Una terra antica, intrisa di acque foriere per secoli di malaria e opera minuziosa, quasi di cesello, dei monaci cistercensi che qui cominciarono a delineare un progetto, come quello della mano sapiente che leviga la pergamena su cui altri avrebbero evocato miniature e narrazioni.
Siamo in provincia di Latina, provincia giovane e marginale; a poco più di cinque chilometri da Priverno, protetto da un filare di querce si erge il complesso abbaziale di Fossanova. Il nome richiama il lavoro dei monaci che, scavando dei fossi, riuscirono a bonificare fette sempre più ampie di terreno da destinare a coltivazione di piante ed erbe mangerecce.
Arrivare a Fossanova nei giorni feriali è come sollevare un velo di silenzio e pace. Riecheggiano lontani i rumori delle macchine agricole e nell’aria si sente il profumo antico e pungente degli sterpi dati alle fiamme. Superata la porta d’ingresso del complesso si resta per un attimo colpiti dall’eleganza essenziale della facciata della chiesa, splendido e forse primo esempio di gotico cistercense in Italia. Ma la magia o meglio, l’incantesimo si fa palpabile avvicinandosi e scoprendo particolari che la distanza e il colore caldo del travertino tendono a cancellare. Emergono la preziosa lunetta cosmatesca che sovrasta il portone d’ingresso, una volta protetto da un portico e l’ombra del primordiale rosone, ombra, appunto, dello splendido occhio che attualmente riversa luce nell’interno.
Varcare la soglia dell’edificio è come inoltrarsi in una dimensione altra. La luce piove dall’alto illuminando un interno spoglio, essenziale e ampio. Qui si pregava. Qui dei monaci sfidavano la scansione ordinaria del tempo per riunirsi a cantare lodi e avvicinarsi a quella presenza assente che pare riverberarsi negli scarni motivi decorativi. Pietra e solo pietra. E il tempo.
Fossanova va visitata con calma rinunciando, almeno inizialmente, allo schematismo delle guide turistiche. Difficilmente si incontra qualcuno in chiesa e la solitudine si fa perfetta nel chiostro o nell’ala dedicata a Tommaso d’Aquino, il “bue muto” che qui, dove morì, continua a bisbigliare.
Si cresce. Si cambia e cambiano le attese e si è indifesi agli sgambetti della memoria, eppure da Fossanova non sono mai tornato deluso o indifferente. Forse è qui, in questo silenzio spesso che su tutto incombe, che potrebbero emergere – o discendere – delle risposte. Forse è qui che anche solo per un istante si può abdicare e non smettere di percepire la nota continua della “mancanza”. In questo incontro fra l’alto e il basso, fra l’ispirazione e di manualità dove lo spirito si coagula in pietra.
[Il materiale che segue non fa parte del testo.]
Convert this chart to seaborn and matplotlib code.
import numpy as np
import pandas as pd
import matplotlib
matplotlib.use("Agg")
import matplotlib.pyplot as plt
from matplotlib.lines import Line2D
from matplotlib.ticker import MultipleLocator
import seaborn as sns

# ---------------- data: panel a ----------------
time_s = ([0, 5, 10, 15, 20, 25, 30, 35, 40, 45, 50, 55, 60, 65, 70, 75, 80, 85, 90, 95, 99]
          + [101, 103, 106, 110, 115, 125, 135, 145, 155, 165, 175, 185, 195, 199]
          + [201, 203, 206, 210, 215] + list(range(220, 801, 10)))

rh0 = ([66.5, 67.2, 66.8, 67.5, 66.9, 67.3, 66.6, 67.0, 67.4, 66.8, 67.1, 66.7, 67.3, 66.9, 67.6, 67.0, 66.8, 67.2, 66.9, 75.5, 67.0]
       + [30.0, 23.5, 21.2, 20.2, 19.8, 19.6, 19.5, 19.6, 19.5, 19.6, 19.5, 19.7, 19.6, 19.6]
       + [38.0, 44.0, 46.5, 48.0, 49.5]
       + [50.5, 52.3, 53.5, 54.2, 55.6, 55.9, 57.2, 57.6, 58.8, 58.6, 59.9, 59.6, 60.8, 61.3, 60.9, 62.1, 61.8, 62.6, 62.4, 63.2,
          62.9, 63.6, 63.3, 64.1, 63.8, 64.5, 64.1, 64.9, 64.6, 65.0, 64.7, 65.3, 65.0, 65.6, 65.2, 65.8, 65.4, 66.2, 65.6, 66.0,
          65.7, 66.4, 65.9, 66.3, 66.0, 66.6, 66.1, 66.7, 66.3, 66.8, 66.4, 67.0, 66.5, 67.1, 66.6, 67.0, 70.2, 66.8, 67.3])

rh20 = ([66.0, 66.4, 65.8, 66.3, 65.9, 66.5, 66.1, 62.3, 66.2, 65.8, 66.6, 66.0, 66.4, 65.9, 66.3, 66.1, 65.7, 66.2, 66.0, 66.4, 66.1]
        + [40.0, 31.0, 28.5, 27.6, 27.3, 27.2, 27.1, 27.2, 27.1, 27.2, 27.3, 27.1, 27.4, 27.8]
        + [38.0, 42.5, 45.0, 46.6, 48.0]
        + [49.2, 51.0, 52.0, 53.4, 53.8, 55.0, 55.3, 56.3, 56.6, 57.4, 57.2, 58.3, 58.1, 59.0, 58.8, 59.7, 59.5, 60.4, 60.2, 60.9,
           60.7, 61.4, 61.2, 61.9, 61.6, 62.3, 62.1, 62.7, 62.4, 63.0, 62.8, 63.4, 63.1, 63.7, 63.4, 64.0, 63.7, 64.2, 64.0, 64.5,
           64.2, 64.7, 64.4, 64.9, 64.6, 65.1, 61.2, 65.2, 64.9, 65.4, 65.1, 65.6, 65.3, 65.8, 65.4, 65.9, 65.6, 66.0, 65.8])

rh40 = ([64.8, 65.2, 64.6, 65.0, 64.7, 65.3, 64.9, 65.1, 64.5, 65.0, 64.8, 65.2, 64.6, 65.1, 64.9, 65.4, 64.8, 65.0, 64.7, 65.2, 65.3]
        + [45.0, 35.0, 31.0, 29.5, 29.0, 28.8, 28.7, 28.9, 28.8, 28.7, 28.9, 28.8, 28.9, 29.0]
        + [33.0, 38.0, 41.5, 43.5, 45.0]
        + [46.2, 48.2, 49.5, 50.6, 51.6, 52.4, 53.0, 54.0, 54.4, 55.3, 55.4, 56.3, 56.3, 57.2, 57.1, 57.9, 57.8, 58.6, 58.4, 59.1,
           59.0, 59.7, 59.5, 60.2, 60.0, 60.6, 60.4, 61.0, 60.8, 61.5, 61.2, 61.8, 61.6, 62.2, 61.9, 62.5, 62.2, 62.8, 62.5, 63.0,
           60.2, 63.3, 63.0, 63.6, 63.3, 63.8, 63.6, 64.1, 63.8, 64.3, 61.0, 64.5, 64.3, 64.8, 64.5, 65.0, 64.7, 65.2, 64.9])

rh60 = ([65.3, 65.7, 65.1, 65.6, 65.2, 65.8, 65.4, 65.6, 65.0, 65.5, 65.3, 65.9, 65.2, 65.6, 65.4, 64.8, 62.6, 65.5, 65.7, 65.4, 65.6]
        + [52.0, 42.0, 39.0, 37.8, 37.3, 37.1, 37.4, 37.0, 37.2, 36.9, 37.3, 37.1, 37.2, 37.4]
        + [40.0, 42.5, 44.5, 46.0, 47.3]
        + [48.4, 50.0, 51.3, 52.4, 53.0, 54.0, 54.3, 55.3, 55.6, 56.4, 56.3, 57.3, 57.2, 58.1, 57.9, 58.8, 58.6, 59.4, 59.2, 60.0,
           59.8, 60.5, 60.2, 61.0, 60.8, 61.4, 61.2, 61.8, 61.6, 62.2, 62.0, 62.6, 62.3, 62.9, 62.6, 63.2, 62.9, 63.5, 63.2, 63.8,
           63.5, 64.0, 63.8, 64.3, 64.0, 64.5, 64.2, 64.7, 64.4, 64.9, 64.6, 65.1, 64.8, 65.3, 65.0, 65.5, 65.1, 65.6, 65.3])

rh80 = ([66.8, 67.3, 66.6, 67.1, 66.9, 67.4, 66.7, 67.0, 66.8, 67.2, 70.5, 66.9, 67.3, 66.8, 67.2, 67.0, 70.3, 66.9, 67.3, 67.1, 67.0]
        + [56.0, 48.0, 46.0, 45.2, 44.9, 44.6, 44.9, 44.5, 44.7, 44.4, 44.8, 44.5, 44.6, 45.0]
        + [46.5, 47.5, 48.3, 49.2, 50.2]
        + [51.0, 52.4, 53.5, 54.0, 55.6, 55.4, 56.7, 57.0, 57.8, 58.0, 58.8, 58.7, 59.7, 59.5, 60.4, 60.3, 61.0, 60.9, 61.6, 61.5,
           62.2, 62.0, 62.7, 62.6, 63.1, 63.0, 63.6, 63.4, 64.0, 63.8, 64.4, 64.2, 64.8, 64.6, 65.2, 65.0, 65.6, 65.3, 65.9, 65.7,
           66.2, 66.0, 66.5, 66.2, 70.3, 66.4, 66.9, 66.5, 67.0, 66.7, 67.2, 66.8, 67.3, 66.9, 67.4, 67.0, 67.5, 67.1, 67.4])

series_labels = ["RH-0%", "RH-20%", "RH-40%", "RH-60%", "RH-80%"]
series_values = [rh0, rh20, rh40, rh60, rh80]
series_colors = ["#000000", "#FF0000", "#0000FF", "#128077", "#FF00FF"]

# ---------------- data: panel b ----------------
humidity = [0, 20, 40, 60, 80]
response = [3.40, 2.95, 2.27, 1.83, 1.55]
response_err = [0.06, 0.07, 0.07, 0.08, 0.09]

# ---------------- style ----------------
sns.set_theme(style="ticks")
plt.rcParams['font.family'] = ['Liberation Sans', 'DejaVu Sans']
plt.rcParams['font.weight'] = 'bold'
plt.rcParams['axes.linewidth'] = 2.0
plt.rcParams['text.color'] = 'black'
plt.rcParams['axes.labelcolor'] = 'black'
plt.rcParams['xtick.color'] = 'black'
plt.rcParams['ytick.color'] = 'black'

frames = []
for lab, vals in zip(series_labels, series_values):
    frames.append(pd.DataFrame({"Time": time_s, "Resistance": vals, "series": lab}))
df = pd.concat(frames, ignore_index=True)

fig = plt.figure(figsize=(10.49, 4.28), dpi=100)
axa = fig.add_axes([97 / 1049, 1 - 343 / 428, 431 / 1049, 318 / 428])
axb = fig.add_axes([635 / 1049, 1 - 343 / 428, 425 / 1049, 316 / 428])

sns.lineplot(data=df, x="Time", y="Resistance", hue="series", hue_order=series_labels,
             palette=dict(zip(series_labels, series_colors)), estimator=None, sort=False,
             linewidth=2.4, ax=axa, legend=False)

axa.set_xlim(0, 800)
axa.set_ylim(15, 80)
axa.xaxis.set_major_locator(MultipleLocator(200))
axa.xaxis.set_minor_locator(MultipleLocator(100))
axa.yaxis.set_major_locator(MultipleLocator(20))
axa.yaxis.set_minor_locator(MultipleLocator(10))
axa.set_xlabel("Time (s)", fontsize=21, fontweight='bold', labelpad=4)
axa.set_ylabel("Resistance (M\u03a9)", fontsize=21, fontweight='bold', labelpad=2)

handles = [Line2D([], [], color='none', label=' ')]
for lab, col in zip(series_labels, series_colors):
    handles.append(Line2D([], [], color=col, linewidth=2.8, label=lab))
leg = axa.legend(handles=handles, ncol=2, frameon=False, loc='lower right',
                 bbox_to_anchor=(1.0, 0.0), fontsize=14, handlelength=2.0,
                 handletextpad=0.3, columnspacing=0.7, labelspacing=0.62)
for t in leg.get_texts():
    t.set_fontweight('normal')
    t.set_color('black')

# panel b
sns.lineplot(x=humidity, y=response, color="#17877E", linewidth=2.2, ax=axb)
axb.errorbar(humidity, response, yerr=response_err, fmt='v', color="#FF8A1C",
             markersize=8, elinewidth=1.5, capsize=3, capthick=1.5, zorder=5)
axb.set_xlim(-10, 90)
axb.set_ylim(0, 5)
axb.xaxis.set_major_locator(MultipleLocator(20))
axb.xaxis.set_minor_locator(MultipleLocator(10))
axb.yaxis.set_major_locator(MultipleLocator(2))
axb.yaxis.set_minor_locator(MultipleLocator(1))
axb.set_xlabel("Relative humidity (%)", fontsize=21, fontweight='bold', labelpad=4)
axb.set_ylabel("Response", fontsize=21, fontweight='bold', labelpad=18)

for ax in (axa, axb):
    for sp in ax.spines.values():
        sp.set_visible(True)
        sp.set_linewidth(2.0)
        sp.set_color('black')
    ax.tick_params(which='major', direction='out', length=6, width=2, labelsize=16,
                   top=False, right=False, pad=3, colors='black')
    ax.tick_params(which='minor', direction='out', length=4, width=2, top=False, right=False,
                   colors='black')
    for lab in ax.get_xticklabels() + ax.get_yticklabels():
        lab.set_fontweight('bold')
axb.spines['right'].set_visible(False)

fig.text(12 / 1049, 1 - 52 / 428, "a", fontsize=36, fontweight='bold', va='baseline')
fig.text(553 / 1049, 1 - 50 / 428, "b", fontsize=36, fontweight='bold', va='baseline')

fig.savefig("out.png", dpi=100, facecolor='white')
I ricordi hanno modi peculiari per aggredire alle spalle: i miei hanno il profumo della cannella, quella che a ondate supera la porta socchiusa di un piccolissimo biscottificio che con molta discrezione attrae i turisti. Anche questo luogo è un’oasi di aromi perduti in cui i biscotti si possono ancora acquistare al pezzo e non inscatolati. Biscotti fragranti che sanno d’infanzia.